We are not the framework of limbs that is called the body, or a thin vapour that permeates the limbs.

These things we are supposing to be nothing.

But they are not distinct from us – it is still unknown whether these things are the “I” that we are aware of.

Not important for now, as we can only form opinions about things that we know.

What is “I” that we know.

Our knowledge of it cannot depend on things of whose existence we are still unaware.

Cannot depend on anything we invent in our imagination. To invent is to contemplate. To essentially tell a story. No fact.

It is to contemplate the shape or image of a bodily thing.

This is why we can be sure we exist and know that anything relating to the body can be nothing but dreams.

So, what are we?

A thinking thing.

“A thing that doubts, that understands, that affirms, that denies, that wishes to do this and does not wish to do that, and also that imagines and perceives by the senses.” p.20

Even if the things we imagine do not exist, it is the “I” that imagines them.

And so, to imagine is to think. It is a part of thinking, and therefore a part of the soul.

It is also the same “I” who sense or is aware of bodily (corporeal) things seemingly through the senses.

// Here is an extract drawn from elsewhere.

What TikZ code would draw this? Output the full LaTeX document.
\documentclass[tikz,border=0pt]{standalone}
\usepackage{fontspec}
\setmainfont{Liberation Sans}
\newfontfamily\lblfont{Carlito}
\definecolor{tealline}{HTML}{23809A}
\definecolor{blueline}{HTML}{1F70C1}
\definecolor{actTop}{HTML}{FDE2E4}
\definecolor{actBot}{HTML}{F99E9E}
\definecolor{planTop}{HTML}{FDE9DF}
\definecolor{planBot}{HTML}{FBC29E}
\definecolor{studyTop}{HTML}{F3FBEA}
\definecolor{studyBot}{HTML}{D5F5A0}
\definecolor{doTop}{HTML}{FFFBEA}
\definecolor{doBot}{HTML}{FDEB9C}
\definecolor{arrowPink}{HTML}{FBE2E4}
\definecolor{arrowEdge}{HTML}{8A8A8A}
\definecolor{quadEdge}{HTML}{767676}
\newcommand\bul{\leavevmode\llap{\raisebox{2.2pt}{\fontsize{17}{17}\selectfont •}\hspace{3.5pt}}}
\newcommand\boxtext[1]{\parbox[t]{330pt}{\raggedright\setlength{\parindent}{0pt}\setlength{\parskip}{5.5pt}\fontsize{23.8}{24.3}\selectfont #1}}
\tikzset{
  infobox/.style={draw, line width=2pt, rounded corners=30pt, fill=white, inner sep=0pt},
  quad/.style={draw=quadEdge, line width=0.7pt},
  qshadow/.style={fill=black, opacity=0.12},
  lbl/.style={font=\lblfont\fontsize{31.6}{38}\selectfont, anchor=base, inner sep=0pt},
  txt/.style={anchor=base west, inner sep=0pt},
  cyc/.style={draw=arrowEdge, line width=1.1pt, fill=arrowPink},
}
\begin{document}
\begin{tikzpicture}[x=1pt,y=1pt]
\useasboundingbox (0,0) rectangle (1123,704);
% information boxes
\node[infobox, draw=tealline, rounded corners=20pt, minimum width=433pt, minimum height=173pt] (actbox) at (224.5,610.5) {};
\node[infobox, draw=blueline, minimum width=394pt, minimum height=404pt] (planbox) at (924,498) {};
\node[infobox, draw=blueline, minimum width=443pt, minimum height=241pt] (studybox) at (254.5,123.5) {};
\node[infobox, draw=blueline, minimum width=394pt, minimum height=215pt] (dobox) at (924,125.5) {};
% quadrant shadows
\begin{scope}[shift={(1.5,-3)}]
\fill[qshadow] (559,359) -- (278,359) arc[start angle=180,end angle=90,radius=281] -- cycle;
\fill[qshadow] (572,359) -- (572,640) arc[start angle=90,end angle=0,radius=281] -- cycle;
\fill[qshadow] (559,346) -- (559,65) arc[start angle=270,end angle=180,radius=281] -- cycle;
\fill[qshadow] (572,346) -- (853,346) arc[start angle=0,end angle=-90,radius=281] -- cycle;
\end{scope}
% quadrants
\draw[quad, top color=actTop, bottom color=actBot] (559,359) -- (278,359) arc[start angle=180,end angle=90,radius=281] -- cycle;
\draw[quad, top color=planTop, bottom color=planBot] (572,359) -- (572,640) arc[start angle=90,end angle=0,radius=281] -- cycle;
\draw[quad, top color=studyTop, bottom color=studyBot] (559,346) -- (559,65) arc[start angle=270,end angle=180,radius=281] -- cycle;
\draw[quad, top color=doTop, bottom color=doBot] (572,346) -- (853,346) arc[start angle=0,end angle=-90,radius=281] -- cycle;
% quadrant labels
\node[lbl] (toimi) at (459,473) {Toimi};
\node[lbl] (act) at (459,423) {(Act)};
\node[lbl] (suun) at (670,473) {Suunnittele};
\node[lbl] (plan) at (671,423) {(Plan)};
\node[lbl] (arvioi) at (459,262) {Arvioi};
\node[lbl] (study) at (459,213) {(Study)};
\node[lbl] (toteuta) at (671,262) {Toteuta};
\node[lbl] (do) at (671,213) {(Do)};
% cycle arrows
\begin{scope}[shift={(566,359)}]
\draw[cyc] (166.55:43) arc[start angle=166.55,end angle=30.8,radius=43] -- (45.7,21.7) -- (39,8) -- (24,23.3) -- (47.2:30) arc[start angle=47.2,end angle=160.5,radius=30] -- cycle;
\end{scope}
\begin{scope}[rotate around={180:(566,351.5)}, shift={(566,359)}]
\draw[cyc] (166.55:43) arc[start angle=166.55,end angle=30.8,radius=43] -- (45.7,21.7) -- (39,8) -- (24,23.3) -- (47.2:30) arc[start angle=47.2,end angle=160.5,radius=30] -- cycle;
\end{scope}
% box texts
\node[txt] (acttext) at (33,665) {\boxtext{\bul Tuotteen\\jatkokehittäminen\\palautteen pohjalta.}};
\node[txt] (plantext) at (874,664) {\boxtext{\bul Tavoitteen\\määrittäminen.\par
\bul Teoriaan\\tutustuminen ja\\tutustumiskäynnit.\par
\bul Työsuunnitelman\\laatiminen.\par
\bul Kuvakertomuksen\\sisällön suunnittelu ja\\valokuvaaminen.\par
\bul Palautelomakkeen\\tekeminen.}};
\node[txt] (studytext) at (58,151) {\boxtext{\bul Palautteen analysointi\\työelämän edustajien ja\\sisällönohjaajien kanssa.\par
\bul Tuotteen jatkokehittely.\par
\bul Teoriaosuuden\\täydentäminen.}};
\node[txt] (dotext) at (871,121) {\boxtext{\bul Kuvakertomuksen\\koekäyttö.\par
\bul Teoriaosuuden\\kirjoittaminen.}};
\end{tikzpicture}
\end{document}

Because we may be dreaming, we can never be sure if what we experience is real, but we seem to experience these things. This cannot be false.

What is called ‘sensing’ is just seeming, and when seeming is understood in this restricted sense of the word it too is simply thinking.

“But it still seems that the bodily things of which the images are formed in our thought, and which the senses themselves investigate, are much more distinctly recognised than that part of ourselves, whatever it is, that cannot be represented by the imagination.” P.21

Bodies can change and still be the same body, so what is it about them that we understand so clearly? Clear enough to know that they are bodies.

Think of a body of solid wax freshly removed form honeycomb.

It still has all the flavour of the honey, some of the scent of honey, and is in a similar size and shape. It is hard, cold, and solid – it has all the properties of a body of wax.

But as it is brought close to a fire it melts and now its attributes change.

Yet the same wax still remains.

If bodies can change form, then it is evident that none of its attributes given to use through senses, make it what it is.

Taste, smell, sight, touch, hearing etc. can alter, yet still present the same body.

If we take away everything that does not belong to a body – everything the body could be without – what is left is merely something extended – flexible and changeable.

Changeability is knowing that a body is changeable, and understanding that it can go through endlessly many changes of certain kinds – far more than we can depict in our imaginations.

Wax in shape can be round to square, square to triangle and so on.

So it isn’t our imaginations that give us a grasp of flexible and changeable.

Extended means a body can be extended in many ways – more than our imagination can comprehend.

Wax is increased if it melts, increased again if boiled, and can be extended in many more ways.

Must conclude that the nature of bodies cannot be revealed by our imagination, but is perceived through the mind alone.

Bodies that are perceived by the mind are pictured by the imagination.

But although our perception of them seemed to be a case of vision and touch and imagination, it isn’t so and it never was.

It is purely a scrutiny by the mind alone.

What the mind perceives can be imperfect and confused, or it can be clear and distinct – depending on the degree of attention we pay to the subjects of our thoughts.

What goes into our perception of other bodies does more to establish the nature of our own minds.

What comes to our mind from bodies, helps us to know our mind distinctly.

This still pales into insignificance when compared with what our mind contains within itself that enables us to know it distinctly.

Bodies are perceived not by the senses of imagination, but by the intellect alone.

Not through their being touched or seen, but through their being understood.

This helps us to know that we can perceive our own minds more easily and clearly than we can anything else.